Plan for at least three light sources at varying heights. That comes straight from lighting designer Randall Whitehead, who’s been writing about residential lighting since the 1980s. Overhead-only is harsh. Under-lit corners feel unfinished. Three layers—ambient, task, and accent—makes any size room feel genuinely pulled together.

Bottom Line

Here’s something I haven’t seen spelled out anywhere else: the secret to a living room that actually works isn’t following all eight of these rules perfectly—it’s following them in order. Start with the conversation zone. Then traffic flow. Then the rug. If you try placing the rug before you know where the seating goes, you’ll get it wrong and blame the rug. Sequence matters more than perfection, and most redesigns fail not because of bad taste but because someone started from the wrong end of the problem.

Frequently Asked Questions

How far should a sofa be from the TV?

Ideally between 7 and 10 feet, depending on screen size. A 65-inch TV sits comfortably at about 8-9 feet. Closer than 6 feet and you’re craning your neck; farther than 12 feet and you’re squinting.

Can you put a rug in a small living room?
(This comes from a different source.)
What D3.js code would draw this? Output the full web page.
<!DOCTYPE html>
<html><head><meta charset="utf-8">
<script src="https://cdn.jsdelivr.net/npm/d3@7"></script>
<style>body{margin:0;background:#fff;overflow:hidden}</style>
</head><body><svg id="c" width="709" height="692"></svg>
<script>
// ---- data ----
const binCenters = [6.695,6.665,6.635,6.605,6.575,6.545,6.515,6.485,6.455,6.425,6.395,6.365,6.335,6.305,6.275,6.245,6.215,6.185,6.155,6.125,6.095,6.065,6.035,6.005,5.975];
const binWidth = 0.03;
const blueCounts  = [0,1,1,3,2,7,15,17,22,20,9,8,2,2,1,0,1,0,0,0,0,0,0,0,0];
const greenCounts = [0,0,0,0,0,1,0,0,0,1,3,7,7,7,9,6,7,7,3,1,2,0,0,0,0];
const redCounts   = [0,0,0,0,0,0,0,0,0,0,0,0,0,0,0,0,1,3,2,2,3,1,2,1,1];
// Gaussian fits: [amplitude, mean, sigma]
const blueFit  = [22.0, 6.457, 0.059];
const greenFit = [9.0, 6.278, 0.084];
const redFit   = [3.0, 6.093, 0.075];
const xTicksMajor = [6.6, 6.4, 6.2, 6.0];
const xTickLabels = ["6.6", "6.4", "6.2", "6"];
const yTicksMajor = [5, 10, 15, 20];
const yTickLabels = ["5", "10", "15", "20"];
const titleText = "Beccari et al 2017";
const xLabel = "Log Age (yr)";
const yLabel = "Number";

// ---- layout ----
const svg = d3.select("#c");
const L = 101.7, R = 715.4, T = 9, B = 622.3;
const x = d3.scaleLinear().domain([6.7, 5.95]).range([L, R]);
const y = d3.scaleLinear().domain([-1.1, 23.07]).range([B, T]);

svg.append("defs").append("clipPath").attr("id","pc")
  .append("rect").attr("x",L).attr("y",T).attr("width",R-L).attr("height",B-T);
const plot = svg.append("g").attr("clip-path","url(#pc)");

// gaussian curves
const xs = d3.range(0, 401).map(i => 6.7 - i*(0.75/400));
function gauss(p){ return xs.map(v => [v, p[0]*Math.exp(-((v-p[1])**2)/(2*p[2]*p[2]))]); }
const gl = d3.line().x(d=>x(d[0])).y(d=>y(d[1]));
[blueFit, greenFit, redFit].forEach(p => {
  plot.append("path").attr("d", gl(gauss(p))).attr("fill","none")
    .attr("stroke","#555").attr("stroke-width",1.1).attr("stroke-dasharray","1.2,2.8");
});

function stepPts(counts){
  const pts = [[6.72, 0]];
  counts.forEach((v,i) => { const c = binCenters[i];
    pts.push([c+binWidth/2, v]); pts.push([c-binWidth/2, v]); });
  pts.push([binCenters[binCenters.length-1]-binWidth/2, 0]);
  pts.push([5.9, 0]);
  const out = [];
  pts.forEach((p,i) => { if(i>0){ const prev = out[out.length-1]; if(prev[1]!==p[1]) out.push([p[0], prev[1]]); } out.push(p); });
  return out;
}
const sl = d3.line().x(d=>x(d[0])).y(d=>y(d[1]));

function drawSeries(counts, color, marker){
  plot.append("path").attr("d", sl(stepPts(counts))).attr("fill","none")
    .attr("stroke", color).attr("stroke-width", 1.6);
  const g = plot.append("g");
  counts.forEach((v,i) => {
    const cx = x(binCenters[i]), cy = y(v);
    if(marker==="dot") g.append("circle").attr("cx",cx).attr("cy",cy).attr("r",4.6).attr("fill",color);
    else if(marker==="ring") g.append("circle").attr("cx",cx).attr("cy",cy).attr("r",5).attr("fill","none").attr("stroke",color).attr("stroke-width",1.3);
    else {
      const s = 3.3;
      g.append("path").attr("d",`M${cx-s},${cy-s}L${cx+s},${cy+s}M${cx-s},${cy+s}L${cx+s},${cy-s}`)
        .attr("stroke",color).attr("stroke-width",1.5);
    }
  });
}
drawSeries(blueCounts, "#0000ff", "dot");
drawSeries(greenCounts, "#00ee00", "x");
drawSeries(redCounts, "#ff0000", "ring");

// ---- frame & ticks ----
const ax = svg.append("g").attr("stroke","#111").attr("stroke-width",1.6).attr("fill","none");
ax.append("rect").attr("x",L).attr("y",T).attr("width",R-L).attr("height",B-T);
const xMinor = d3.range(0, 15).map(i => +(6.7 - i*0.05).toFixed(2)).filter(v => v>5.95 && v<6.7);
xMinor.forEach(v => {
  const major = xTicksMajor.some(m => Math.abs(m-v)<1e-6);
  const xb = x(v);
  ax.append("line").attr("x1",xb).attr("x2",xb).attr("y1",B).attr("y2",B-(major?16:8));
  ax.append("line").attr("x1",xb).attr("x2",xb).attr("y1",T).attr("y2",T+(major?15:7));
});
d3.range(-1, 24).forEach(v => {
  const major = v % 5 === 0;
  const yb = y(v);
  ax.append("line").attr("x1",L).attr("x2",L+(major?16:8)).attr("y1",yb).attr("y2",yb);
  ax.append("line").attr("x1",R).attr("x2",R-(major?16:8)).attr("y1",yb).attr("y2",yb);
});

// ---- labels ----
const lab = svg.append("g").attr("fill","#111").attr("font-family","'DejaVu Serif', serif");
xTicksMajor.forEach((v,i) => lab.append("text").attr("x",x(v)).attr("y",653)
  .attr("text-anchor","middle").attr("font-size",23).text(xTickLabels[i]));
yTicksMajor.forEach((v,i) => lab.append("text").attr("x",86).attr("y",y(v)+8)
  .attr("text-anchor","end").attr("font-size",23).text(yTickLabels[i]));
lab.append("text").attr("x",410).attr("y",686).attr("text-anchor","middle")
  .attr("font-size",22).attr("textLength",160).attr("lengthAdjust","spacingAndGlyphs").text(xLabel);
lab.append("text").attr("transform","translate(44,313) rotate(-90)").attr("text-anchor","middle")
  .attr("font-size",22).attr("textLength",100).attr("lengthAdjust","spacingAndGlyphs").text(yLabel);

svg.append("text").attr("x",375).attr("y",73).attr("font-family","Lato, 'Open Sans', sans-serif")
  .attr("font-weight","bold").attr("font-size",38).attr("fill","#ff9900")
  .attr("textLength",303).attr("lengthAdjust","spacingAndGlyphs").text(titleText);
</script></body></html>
Yes—and you probably should. The mistake isn’t using a rug in a small room, it’s using one that’s too small. A well-sized rug (at least 5×8 in a tight space) anchors the room and makes it feel more intentional, not more crowded.

Do all living room furniture legs need to be on the rug?

Not necessarily. Front legs on the rug is a widely accepted approach and works well in most rooms. All legs on is ideal if your rug is large enough. No legs on at all looks disconnected—unless you’re deliberately going for a layered, eclectic vibe.

What’s the biggest living room layout mistake people make?

Pushing all the furniture against the walls. It creates an awkward empty center, makes conversation uncomfortable, and—counterintuitively—makes even large rooms feel smaller and less welcoming than they should.